SET PROBLEM - Please write the listing below out again exactly, leaving every picture behind.
###
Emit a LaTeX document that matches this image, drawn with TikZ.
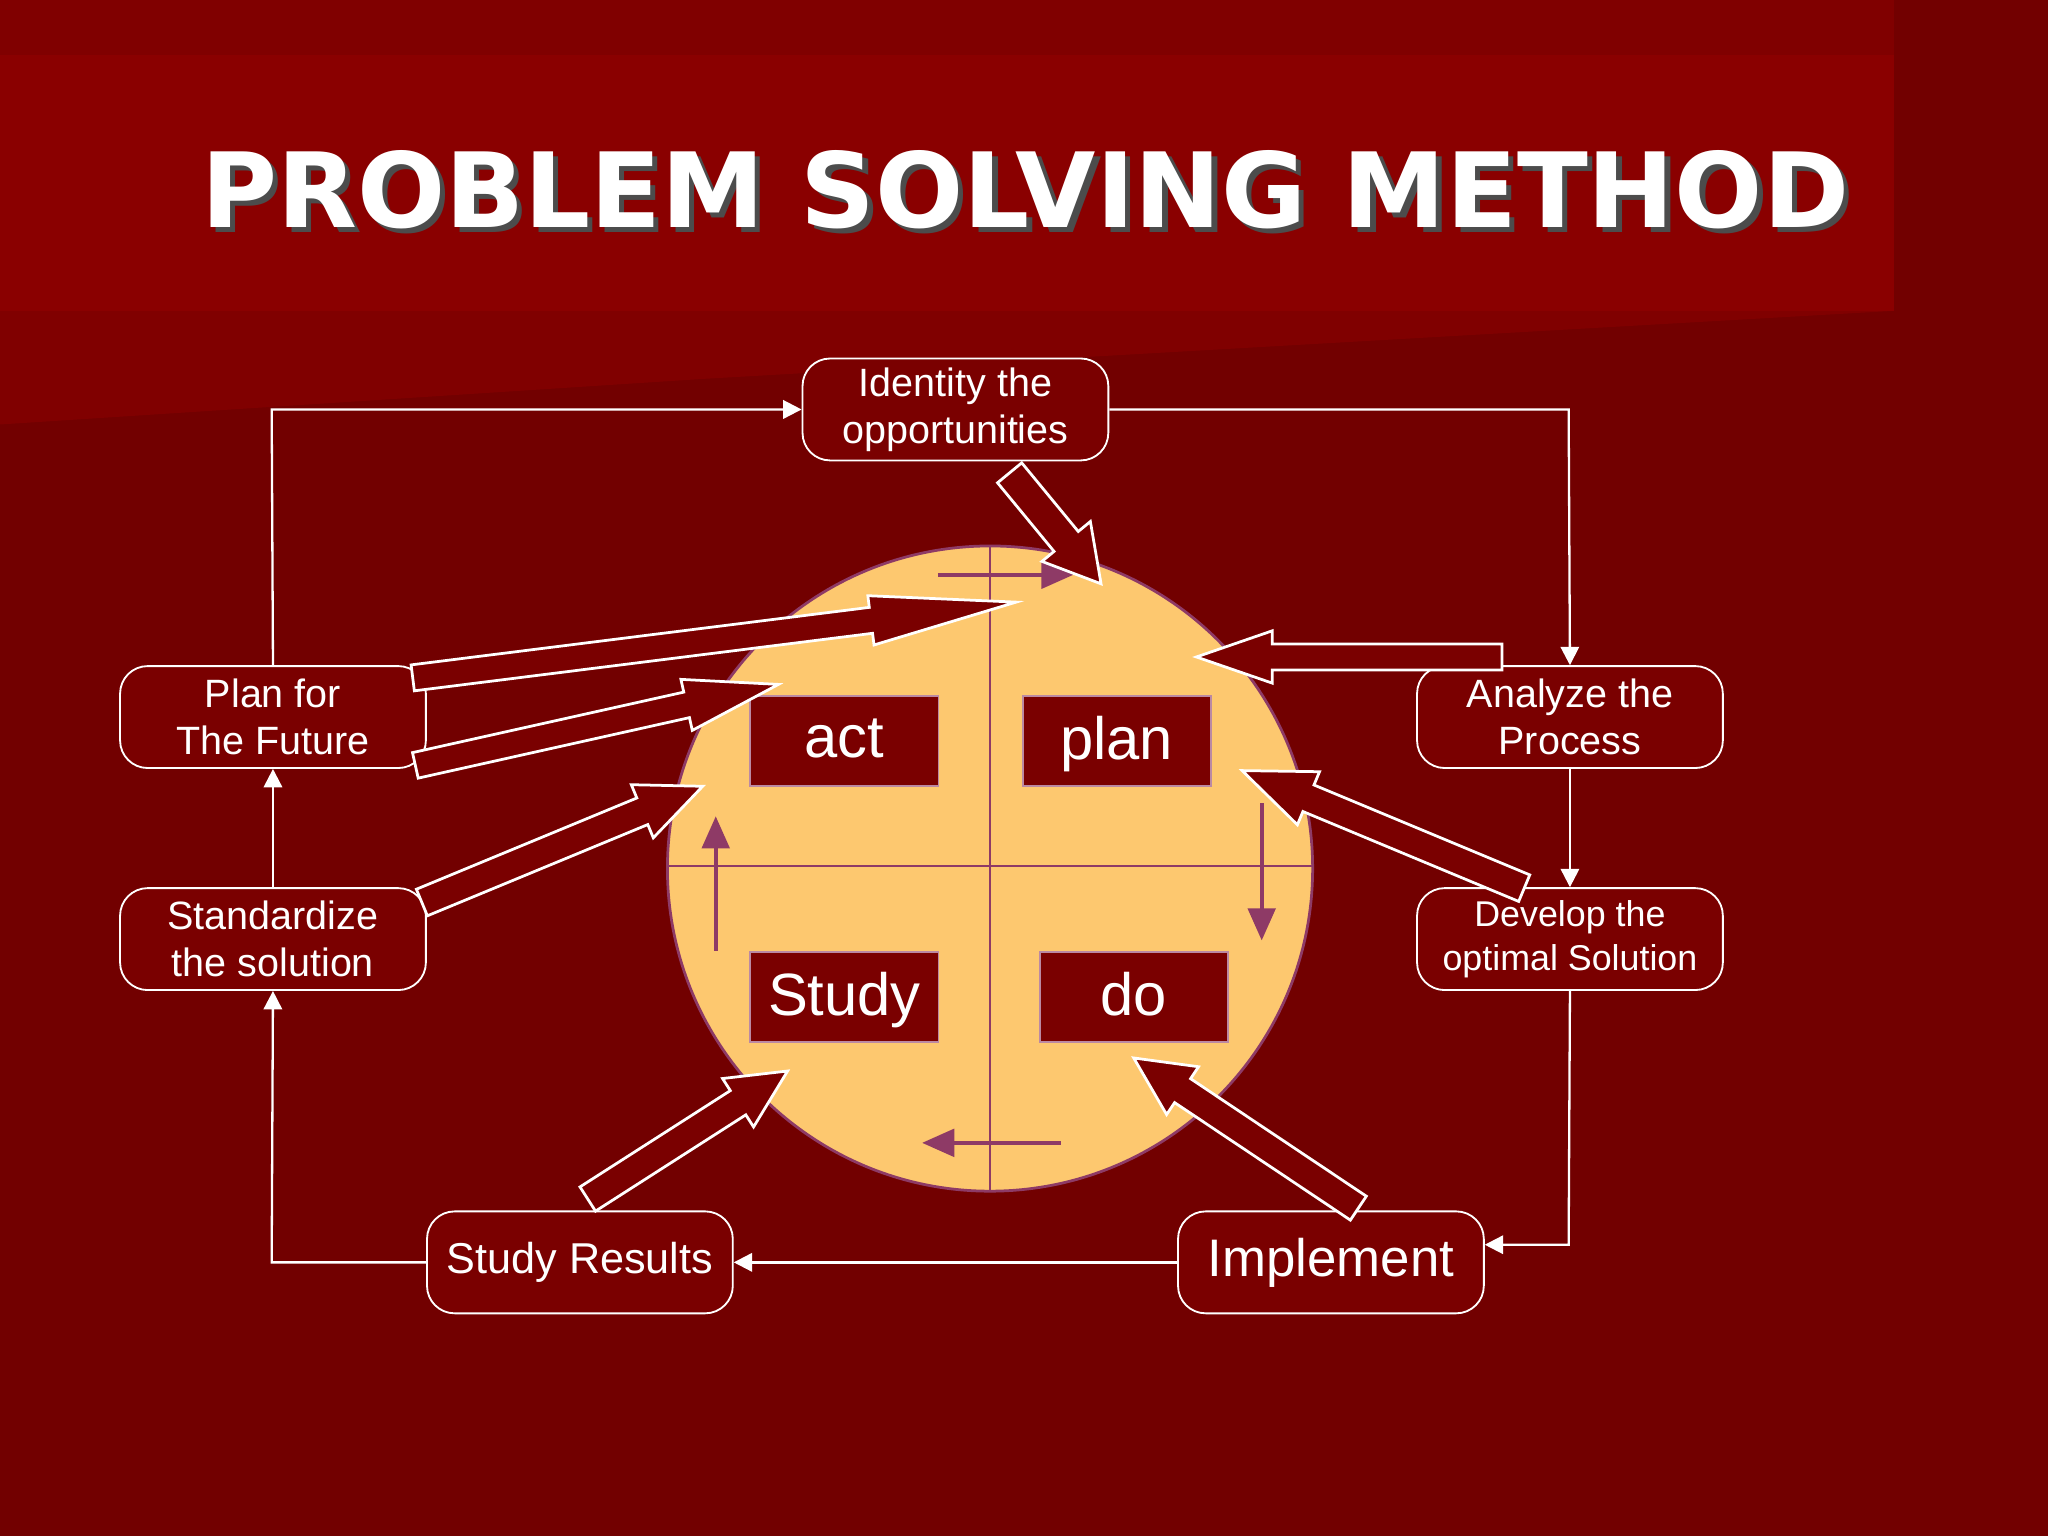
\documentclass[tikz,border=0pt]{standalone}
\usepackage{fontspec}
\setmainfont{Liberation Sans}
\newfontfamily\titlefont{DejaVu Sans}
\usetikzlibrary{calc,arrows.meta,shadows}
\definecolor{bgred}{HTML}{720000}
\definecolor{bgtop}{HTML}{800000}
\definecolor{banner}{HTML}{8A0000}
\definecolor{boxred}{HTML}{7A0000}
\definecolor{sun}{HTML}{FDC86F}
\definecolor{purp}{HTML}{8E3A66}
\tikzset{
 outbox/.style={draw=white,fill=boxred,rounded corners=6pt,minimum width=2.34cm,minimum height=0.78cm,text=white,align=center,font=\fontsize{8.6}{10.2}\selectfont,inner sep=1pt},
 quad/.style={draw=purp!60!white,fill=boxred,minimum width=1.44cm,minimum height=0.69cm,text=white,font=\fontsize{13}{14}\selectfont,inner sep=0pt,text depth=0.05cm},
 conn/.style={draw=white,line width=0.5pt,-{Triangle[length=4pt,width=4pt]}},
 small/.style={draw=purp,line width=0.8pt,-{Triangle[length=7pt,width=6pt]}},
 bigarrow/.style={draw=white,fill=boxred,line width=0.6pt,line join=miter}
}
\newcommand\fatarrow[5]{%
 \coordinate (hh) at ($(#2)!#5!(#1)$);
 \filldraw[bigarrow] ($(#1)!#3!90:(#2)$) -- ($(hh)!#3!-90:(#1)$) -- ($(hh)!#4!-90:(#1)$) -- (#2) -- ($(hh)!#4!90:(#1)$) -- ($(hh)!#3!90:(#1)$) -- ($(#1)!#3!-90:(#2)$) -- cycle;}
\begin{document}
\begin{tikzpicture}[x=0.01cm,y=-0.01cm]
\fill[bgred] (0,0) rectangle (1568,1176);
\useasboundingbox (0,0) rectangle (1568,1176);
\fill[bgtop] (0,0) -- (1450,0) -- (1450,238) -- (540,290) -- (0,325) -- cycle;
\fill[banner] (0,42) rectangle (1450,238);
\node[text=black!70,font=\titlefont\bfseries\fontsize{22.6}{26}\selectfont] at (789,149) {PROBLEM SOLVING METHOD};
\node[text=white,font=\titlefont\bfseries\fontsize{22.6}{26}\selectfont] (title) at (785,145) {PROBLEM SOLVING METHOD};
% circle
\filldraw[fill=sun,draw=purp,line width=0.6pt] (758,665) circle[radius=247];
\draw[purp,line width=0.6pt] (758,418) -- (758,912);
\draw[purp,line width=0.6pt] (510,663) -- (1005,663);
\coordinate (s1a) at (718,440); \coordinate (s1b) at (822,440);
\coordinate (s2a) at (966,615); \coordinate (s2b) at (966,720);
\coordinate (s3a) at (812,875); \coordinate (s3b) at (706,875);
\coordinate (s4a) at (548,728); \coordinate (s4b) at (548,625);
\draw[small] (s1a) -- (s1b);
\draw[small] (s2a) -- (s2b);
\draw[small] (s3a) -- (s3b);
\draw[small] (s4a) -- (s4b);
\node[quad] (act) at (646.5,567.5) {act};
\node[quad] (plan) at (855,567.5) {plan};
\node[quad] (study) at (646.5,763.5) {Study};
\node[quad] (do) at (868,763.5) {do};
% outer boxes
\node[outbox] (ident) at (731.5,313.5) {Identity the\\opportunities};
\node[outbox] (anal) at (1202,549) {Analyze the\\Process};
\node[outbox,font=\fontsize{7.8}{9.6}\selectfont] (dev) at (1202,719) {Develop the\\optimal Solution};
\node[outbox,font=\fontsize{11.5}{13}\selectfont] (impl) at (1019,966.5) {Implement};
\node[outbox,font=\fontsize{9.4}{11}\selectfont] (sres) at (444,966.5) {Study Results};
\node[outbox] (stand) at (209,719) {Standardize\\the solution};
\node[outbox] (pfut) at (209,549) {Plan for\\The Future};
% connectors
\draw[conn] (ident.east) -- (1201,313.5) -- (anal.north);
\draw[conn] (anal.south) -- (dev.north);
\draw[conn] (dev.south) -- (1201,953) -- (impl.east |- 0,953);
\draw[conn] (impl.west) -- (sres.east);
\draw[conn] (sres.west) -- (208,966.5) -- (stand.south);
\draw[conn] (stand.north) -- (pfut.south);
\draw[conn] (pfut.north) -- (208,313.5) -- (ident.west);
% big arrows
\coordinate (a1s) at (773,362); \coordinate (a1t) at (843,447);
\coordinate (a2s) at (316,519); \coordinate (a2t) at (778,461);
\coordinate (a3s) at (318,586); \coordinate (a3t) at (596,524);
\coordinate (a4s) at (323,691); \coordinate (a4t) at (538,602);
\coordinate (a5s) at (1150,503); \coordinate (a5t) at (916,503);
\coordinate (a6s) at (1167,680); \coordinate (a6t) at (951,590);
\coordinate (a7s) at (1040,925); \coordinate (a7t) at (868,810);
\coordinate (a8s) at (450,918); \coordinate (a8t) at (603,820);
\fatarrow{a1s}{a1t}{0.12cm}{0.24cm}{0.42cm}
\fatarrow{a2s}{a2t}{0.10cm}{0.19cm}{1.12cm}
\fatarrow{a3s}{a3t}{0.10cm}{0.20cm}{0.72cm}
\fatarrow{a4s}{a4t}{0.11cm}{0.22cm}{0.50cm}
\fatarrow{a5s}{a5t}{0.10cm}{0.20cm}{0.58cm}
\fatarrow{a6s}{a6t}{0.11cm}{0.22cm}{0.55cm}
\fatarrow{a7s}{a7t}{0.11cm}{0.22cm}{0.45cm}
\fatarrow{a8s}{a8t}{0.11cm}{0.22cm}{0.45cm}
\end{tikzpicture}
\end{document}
###
THE ANSWER -
Emit a LaTeX document that matches this image, drawn with TikZ.
\documentclass[tikz,border=0pt]{standalone}
\usepackage{fontspec}
\setmainfont{Liberation Sans}
\newfontfamily\titlefont{DejaVu Sans}
\usetikzlibrary{calc,arrows.meta,shadows}
\definecolor{bgred}{HTML}{720000}
\definecolor{bgtop}{HTML}{800000}
\definecolor{banner}{HTML}{8A0000}
\definecolor{boxred}{HTML}{7A0000}
\definecolor{sun}{HTML}{FDC86F}
\definecolor{purp}{HTML}{8E3A66}
\tikzset{
 outbox/.style={draw=white,fill=boxred,rounded corners=6pt,minimum width=2.34cm,minimum height=0.78cm,text=white,align=center,font=\fontsize{8.6}{10.2}\selectfont,inner sep=1pt},
 quad/.style={draw=purp!60!white,fill=boxred,minimum width=1.44cm,minimum height=0.69cm,text=white,font=\fontsize{13}{14}\selectfont,inner sep=0pt,text depth=0.05cm},
 conn/.style={draw=white,line width=0.5pt,-{Triangle[length=4pt,width=4pt]}},
 small/.style={draw=purp,line width=0.8pt,-{Triangle[length=7pt,width=6pt]}},
 bigarrow/.style={draw=white,fill=boxred,line width=0.6pt,line join=miter}
}
\newcommand\fatarrow[5]{%
 \coordinate (hh) at ($(#2)!#5!(#1)$);
 \filldraw[bigarrow] ($(#1)!#3!90:(#2)$) -- ($(hh)!#3!-90:(#1)$) -- ($(hh)!#4!-90:(#1)$) -- (#2) -- ($(hh)!#4!90:(#1)$) -- ($(hh)!#3!90:(#1)$) -- ($(#1)!#3!-90:(#2)$) -- cycle;}
\begin{document}
\begin{tikzpicture}[x=0.01cm,y=-0.01cm]
\fill[bgred] (0,0) rectangle (1568,1176);
\useasboundingbox (0,0) rectangle (1568,1176);
\fill[bgtop] (0,0) -- (1450,0) -- (1450,238) -- (540,290) -- (0,325) -- cycle;
\fill[banner] (0,42) rectangle (1450,238);
\node[text=black!70,font=\titlefont\bfseries\fontsize{22.6}{26}\selectfont] at (789,149) {PROBLEM SOLVING METHOD};
\node[text=white,font=\titlefont\bfseries\fontsize{22.6}{26}\selectfont] (title) at (785,145) {PROBLEM SOLVING METHOD};
% circle
\filldraw[fill=sun,draw=purp,line width=0.6pt] (758,665) circle[radius=247];
\draw[purp,line width=0.6pt] (758,418) -- (758,912);
\draw[purp,line width=0.6pt] (510,663) -- (1005,663);
\coordinate (s1a) at (718,440); \coordinate (s1b) at (822,440);
\coordinate (s2a) at (966,615); \coordinate (s2b) at (966,720);
\coordinate (s3a) at (812,875); \coordinate (s3b) at (706,875);
\coordinate (s4a) at (548,728); \coordinate (s4b) at (548,625);
\draw[small] (s1a) -- (s1b);
\draw[small] (s2a) -- (s2b);
\draw[small] (s3a) -- (s3b);
\draw[small] (s4a) -- (s4b);
\node[quad] (act) at (646.5,567.5) {act};
\node[quad] (plan) at (855,567.5) {plan};
\node[quad] (study) at (646.5,763.5) {Study};
\node[quad] (do) at (868,763.5) {do};
% outer boxes
\node[outbox] (ident) at (731.5,313.5) {Identity the\\opportunities};
\node[outbox] (anal) at (1202,549) {Analyze the\\Process};
\node[outbox,font=\fontsize{7.8}{9.6}\selectfont] (dev) at (1202,719) {Develop the\\optimal Solution};
\node[outbox,font=\fontsize{11.5}{13}\selectfont] (impl) at (1019,966.5) {Implement};
\node[outbox,font=\fontsize{9.4}{11}\selectfont] (sres) at (444,966.5) {Study Results};
\node[outbox] (stand) at (209,719) {Standardize\\the solution};
\node[outbox] (pfut) at (209,549) {Plan for\\The Future};
% connectors
\draw[conn] (ident.east) -- (1201,313.5) -- (anal.north);
\draw[conn] (anal.south) -- (dev.north);
\draw[conn] (dev.south) -- (1201,953) -- (impl.east |- 0,953);
\draw[conn] (impl.west) -- (sres.east);
\draw[conn] (sres.west) -- (208,966.5) -- (stand.south);
\draw[conn] (stand.north) -- (pfut.south);
\draw[conn] (pfut.north) -- (208,313.5) -- (ident.west);
% big arrows
\coordinate (a1s) at (773,362); \coordinate (a1t) at (843,447);
\coordinate (a2s) at (316,519); \coordinate (a2t) at (778,461);
\coordinate (a3s) at (318,586); \coordinate (a3t) at (596,524);
\coordinate (a4s) at (323,691); \coordinate (a4t) at (538,602);
\coordinate (a5s) at (1150,503); \coordinate (a5t) at (916,503);
\coordinate (a6s) at (1167,680); \coordinate (a6t) at (951,590);
\coordinate (a7s) at (1040,925); \coordinate (a7t) at (868,810);
\coordinate (a8s) at (450,918); \coordinate (a8t) at (603,820);
\fatarrow{a1s}{a1t}{0.12cm}{0.24cm}{0.42cm}
\fatarrow{a2s}{a2t}{0.10cm}{0.19cm}{1.12cm}
\fatarrow{a3s}{a3t}{0.10cm}{0.20cm}{0.72cm}
\fatarrow{a4s}{a4t}{0.11cm}{0.22cm}{0.50cm}
\fatarrow{a5s}{a5t}{0.10cm}{0.20cm}{0.58cm}
\fatarrow{a6s}{a6t}{0.11cm}{0.22cm}{0.55cm}
\fatarrow{a7s}{a7t}{0.11cm}{0.22cm}{0.45cm}
\fatarrow{a8s}{a8t}{0.11cm}{0.22cm}{0.45cm}
\end{tikzpicture}
\end{document}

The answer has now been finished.